— REQUIREMENTS —
Look at the data below and print exactly the lines from its first line through the line with "(mstart.south) -- (mend.north);"; the pictures stay out of the copy.

— SOURCE EXCERPT —
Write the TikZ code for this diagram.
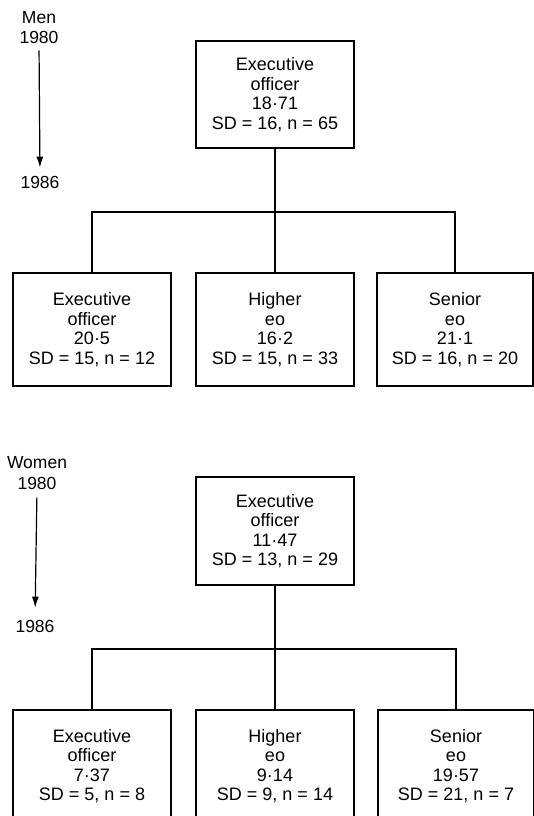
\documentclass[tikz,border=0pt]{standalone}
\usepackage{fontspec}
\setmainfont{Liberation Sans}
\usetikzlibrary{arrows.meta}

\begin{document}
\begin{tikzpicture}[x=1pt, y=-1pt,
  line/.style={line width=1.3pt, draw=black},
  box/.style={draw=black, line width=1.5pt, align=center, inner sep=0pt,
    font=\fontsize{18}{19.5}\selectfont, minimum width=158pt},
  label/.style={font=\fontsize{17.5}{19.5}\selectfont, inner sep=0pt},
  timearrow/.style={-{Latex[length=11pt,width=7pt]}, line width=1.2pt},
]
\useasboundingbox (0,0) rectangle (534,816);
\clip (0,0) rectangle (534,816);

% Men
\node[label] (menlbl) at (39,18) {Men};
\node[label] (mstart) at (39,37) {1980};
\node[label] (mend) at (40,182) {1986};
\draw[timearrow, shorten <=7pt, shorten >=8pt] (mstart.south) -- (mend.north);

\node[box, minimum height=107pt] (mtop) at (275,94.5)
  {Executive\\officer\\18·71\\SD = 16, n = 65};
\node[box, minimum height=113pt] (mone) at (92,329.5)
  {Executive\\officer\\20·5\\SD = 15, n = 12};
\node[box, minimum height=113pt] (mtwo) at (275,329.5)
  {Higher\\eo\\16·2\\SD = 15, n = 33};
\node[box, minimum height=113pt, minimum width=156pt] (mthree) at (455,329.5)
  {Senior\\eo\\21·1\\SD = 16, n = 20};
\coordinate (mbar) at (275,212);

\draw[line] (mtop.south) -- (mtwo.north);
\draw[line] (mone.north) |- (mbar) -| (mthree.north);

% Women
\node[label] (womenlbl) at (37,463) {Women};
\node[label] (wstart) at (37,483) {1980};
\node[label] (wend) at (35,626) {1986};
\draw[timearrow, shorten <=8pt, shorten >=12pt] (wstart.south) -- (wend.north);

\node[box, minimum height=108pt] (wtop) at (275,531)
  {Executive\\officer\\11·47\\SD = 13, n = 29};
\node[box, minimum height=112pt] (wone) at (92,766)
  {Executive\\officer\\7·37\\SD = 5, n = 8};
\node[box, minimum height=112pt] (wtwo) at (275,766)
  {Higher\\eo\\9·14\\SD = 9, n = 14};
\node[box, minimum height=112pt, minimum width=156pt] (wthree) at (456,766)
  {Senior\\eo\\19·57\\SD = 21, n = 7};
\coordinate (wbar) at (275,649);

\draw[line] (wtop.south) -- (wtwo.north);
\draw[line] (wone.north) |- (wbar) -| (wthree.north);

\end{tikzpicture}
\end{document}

— OUTPUT FOR THIS TASK —
Write the TikZ code for this diagram.
\documentclass[tikz,border=0pt]{standalone}
\usepackage{fontspec}
\setmainfont{Liberation Sans}
\usetikzlibrary{arrows.meta}

\begin{document}
\begin{tikzpicture}[x=1pt, y=-1pt,
  line/.style={line width=1.3pt, draw=black},
  box/.style={draw=black, line width=1.5pt, align=center, inner sep=0pt,
    font=\fontsize{18}{19.5}\selectfont, minimum width=158pt},
  label/.style={font=\fontsize{17.5}{19.5}\selectfont, inner sep=0pt},
  timearrow/.style={-{Latex[length=11pt,width=7pt]}, line width=1.2pt},
]
\useasboundingbox (0,0) rectangle (534,816);
\clip (0,0) rectangle (534,816);

% Men
\node[label] (menlbl) at (39,18) {Men};
\node[label] (mstart) at (39,37) {1980};
\node[label] (mend) at (40,182) {1986};
\draw[timearrow, shorten <=7pt, shorten >=8pt] (mstart.south) -- (mend.north);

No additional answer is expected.